Paul Francis Walters, of Neath Road, Hafod, Swansea, had previously pleaded guilt to possession of heroin with intent to supply, being concerned in the supply of heroin, possession of cannabis with intent to supply, and driving with the level of cannabis above the specified limit when he appeared in the dock for sentencing. The drug driving offence relates to an incident in November last year when his car was stopped near the Sainsbury's supermarket on Quay Parade in Swansea city centre and was found to be more than two-times over the legal cannabis limit.
The defendant has 35 previous convictions for 70 offences, the majority of which are for drug offences including possession of cannabis with intent to supply.
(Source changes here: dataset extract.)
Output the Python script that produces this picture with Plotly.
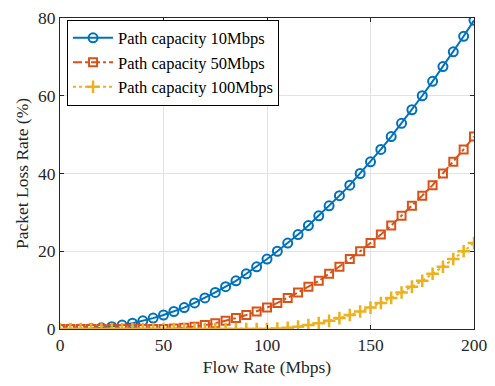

Hywel Davies, for Walters, said the defendant had been approached by a Liverpudlian gang member who provided him with a quantity of diamorphine to supply, an arrangement his client had not felt able to say no to out of fear. He said from there, matters had "escalated".
The barrister added: "Mr Walters has a long-standing heroin habit, and is exactly the kind of person members of a county lines gang would prey upon to do their bidding locally".
With a one-third discount for his guilty pleas, recorder Christian Jowett sentenced Walters to 88 months in prison for the drug trafficking offences and to two months for the drug-driving offence to run consecutively. He will serve two-thirds of the 90 months in custody before being released on licence to serve the remainder in the community.
Walters was also banned from driving for a total of 77 months - an initial ban plus two-thirds of his custodial sentence.